To this the Commission responded (a) that as to the geographical disadvantages of operating in New England, the NEES gas companies were in no worse position than the non-affiliated Massachusetts companies which have "apparently" been able to earn a fair return; (b) that the NEES companies, being the second largest gas utility operation in Massachusetts, should be able to provide itself with management comparable to the others'; (c) that the NEES gas companies' operating ratio4 of 76.41 per cent would compare favorably to others in the area; (d) that there was no "specific demonstration" of a causal relation between population growth and gas sales; (e) that the projected losses, even if assumed to be proved, were not substantial within the meaning of section 11(b) (1) (A), because the ratios of the losses to revenues (4.83 per cent), to operating expenses (6.03 per cent), to gross income (23.28 per cent), and to net income (29.94 per cent) — "the test of substantiality of the estimated loss" — were lower or not substantially higher than similar ratios in prior cases where divestment had been ordered; and (f) that in any event, despite the relatively independent operation of the gas subsidiaries, the operation did not secure the competitive advantages obtainable from single-minded independent management.

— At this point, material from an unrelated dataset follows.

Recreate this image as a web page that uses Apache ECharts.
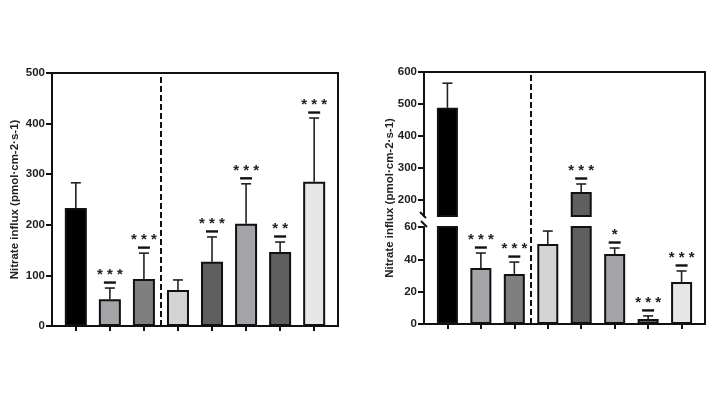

We have taken the trouble of including all of the Commission's expressed bases for decision because of our conviction that they do not communicate to us the application of agency expertise in this critical area. For it is here that the delicate judgments — informed by experience, sharpened by close analysis, and ripened into the soundest possible intuition about what is likely to happen — that we call expertise, come into play. Cost accountants, efficiency experts, and engineers can arrive at figures for the likely increases of costs. But a widerranging inquiry must be made to arrive at an educated guess whether the increased burden, falling on a company in the economic and competitive situation of the gas companies involved here, will amount to substantial lost economies — whether its effect will be undue harm to the companies' investors and customers. The importance of care and discrimination in the conduct of this inquiry is underscored by the Supreme Court's clarification of the statutory standard. That the line of "serious impairment" is drawn so close to the point of probable business failure makes the holding company's burden of proof more difficult to carry; but it also makes the risk more substantial that a divestment order based on erroneous findings will result in economic disaster.
With this in mind, we must conclude that the Commission's analysis in the present case does not adequately address the considerations relevant to the ultimate issue it is required to resolve. To be sure, the evidence summarized above is far from conclusive; and it cannot be denied that there are imponderable factors. At the time of the hearing, the gas companies in New England were considering several ways of reducing their basic costs, such as development of local storage areas, construction of a plant to manufacture liquefied natural gas, and importation of gas by ocean tanker. At the same time they feared that existing oil import restrictions might be loosened. It may be that in the intervening years some of these possibilities have ripened to change the basic competitive circumstances. Nevertheless, we can only conclude on the present record that all gas in New England operates on, as one witness testified, a small cushion. The significance of this is not negated by observing that non-NEES companies in Massachusetts seem to be surviving, for the focus must be on the specific characteristics of the NEES companies, the only ones affected by the Commission's order. Similarly, that the NEES gas companies together would be the second largest system in Massachusetts is a descriptive, not an analytical proposition. It offers little help in assessing ability to survive. Indeed, the record here is silent on the economic health of the largest system.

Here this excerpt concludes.